● **Task statement**:
Please transcribe the data below exactly. Leave the pictures out.
════════════════════
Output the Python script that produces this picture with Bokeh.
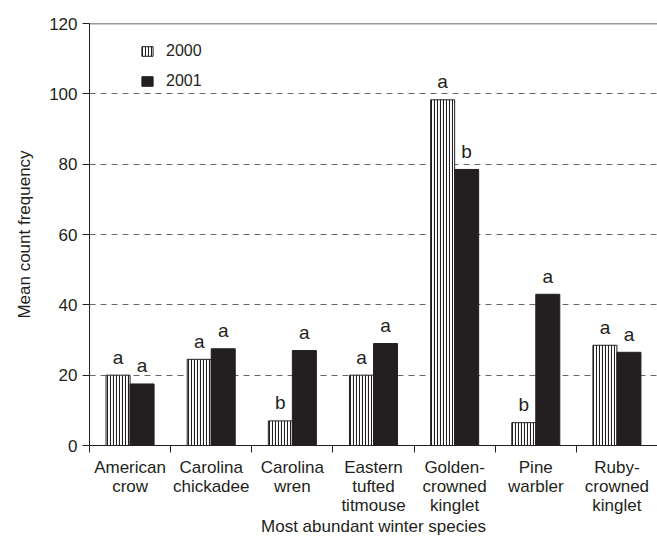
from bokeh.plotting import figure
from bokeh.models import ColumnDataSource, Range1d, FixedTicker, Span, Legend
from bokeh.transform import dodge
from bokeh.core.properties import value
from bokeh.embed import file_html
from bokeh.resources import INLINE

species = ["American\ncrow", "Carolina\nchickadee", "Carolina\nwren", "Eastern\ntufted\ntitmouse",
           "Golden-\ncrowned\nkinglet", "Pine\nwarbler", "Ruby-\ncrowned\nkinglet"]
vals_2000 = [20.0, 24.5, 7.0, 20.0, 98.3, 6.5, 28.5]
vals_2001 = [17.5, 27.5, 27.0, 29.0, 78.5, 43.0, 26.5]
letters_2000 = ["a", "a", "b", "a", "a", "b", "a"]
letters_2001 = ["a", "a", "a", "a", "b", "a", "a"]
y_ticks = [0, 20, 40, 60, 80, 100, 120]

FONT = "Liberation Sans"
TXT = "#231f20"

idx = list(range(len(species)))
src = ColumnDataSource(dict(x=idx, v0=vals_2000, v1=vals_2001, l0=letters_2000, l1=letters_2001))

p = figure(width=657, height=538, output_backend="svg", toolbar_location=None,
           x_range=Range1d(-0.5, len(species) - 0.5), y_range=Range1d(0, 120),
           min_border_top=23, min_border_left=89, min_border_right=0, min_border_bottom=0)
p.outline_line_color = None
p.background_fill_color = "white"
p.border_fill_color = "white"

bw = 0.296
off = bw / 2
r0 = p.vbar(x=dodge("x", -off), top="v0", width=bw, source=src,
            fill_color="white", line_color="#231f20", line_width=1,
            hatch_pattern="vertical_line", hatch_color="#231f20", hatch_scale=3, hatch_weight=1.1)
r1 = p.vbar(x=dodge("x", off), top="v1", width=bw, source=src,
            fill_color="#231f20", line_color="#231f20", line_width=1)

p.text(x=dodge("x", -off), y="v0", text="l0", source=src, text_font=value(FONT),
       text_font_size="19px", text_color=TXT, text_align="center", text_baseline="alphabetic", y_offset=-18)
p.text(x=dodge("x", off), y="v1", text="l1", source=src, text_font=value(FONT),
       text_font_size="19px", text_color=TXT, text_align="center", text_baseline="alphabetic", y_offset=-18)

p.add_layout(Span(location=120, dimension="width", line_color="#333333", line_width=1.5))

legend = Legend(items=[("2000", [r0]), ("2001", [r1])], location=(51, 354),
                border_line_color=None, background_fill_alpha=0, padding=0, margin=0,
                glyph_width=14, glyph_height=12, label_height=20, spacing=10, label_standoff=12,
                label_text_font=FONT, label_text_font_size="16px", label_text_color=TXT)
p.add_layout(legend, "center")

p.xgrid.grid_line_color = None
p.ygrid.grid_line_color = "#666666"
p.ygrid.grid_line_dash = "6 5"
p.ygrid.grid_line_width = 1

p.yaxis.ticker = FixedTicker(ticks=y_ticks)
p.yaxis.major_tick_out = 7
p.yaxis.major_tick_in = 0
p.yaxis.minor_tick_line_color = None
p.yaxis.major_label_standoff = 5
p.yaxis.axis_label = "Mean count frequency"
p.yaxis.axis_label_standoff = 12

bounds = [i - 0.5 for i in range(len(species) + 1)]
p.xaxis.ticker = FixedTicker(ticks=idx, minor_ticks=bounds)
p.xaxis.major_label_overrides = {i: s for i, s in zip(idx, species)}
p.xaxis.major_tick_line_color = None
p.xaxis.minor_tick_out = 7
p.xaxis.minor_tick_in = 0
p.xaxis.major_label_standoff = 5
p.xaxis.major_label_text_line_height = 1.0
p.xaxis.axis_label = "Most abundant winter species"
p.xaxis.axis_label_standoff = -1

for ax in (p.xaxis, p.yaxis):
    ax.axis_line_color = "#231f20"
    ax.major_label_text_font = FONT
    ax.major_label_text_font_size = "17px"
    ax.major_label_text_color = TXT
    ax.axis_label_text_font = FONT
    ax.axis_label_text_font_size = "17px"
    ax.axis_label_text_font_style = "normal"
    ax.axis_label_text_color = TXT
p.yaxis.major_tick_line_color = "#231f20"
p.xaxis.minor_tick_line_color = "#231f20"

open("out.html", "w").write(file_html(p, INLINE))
════════════════════
● **Result of this exercise**:
Output the Python script that produces this picture with Bokeh.
from bokeh.plotting import figure
from bokeh.models import ColumnDataSource, Range1d, FixedTicker, Span, Legend
from bokeh.transform import dodge
from bokeh.core.properties import value
from bokeh.embed import file_html
from bokeh.resources import INLINE

species = ["American\ncrow", "Carolina\nchickadee", "Carolina\nwren", "Eastern\ntufted\ntitmouse",
           "Golden-\ncrowned\nkinglet", "Pine\nwarbler", "Ruby-\ncrowned\nkinglet"]
vals_2000 = [20.0, 24.5, 7.0, 20.0, 98.3, 6.5, 28.5]
vals_2001 = [17.5, 27.5, 27.0, 29.0, 78.5, 43.0, 26.5]
letters_2000 = ["a", "a", "b", "a", "a", "b", "a"]
letters_2001 = ["a", "a", "a", "a", "b", "a", "a"]
y_ticks = [0, 20, 40, 60, 80, 100, 120]

FONT = "Liberation Sans"
TXT = "#231f20"

idx = list(range(len(species)))
src = ColumnDataSource(dict(x=idx, v0=vals_2000, v1=vals_2001, l0=letters_2000, l1=letters_2001))

p = figure(width=657, height=538, output_backend="svg", toolbar_location=None,
           x_range=Range1d(-0.5, len(species) - 0.5), y_range=Range1d(0, 120),
           min_border_top=23, min_border_left=89, min_border_right=0, min_border_bottom=0)
p.outline_line_color = None
p.background_fill_color = "white"
p.border_fill_color = "white"

bw = 0.296
off = bw / 2
r0 = p.vbar(x=dodge("x", -off), top="v0", width=bw, source=src,
            fill_color="white", line_color="#231f20", line_width=1,
            hatch_pattern="vertical_line", hatch_color="#231f20", hatch_scale=3, hatch_weight=1.1)
r1 = p.vbar(x=dodge("x", off), top="v1", width=bw, source=src,
            fill_color="#231f20", line_color="#231f20", line_width=1)

p.text(x=dodge("x", -off), y="v0", text="l0", source=src, text_font=value(FONT),
       text_font_size="19px", text_color=TXT, text_align="center", text_baseline="alphabetic", y_offset=-18)
p.text(x=dodge("x", off), y="v1", text="l1", source=src, text_font=value(FONT),
       text_font_size="19px", text_color=TXT, text_align="center", text_baseline="alphabetic", y_offset=-18)

p.add_layout(Span(location=120, dimension="width", line_color="#333333", line_width=1.5))

legend = Legend(items=[("2000", [r0]), ("2001", [r1])], location=(51, 354),
                border_line_color=None, background_fill_alpha=0, padding=0, margin=0,
                glyph_width=14, glyph_height=12, label_height=20, spacing=10, label_standoff=12,
                label_text_font=FONT, label_text_font_size="16px", label_text_color=TXT)
p.add_layout(legend, "center")

p.xgrid.grid_line_color = None
p.ygrid.grid_line_color = "#666666"
p.ygrid.grid_line_dash = "6 5"
p.ygrid.grid_line_width = 1

p.yaxis.ticker = FixedTicker(ticks=y_ticks)
p.yaxis.major_tick_out = 7
p.yaxis.major_tick_in = 0
p.yaxis.minor_tick_line_color = None
p.yaxis.major_label_standoff = 5
p.yaxis.axis_label = "Mean count frequency"
p.yaxis.axis_label_standoff = 12

bounds = [i - 0.5 for i in range(len(species) + 1)]
p.xaxis.ticker = FixedTicker(ticks=idx, minor_ticks=bounds)
p.xaxis.major_label_overrides = {i: s for i, s in zip(idx, species)}
p.xaxis.major_tick_line_color = None
p.xaxis.minor_tick_out = 7
p.xaxis.minor_tick_in = 0
p.xaxis.major_label_standoff = 5
p.xaxis.major_label_text_line_height = 1.0
p.xaxis.axis_label = "Most abundant winter species"
p.xaxis.axis_label_standoff = -1

for ax in (p.xaxis, p.yaxis):
    ax.axis_line_color = "#231f20"
    ax.major_label_text_font = FONT
    ax.major_label_text_font_size = "17px"
    ax.major_label_text_color = TXT
    ax.axis_label_text_font = FONT
    ax.axis_label_text_font_size = "17px"
    ax.axis_label_text_font_style = "normal"
    ax.axis_label_text_color = TXT
p.yaxis.major_tick_line_color = "#231f20"
p.xaxis.minor_tick_line_color = "#231f20"

open("out.html", "w").write(file_html(p, INLINE))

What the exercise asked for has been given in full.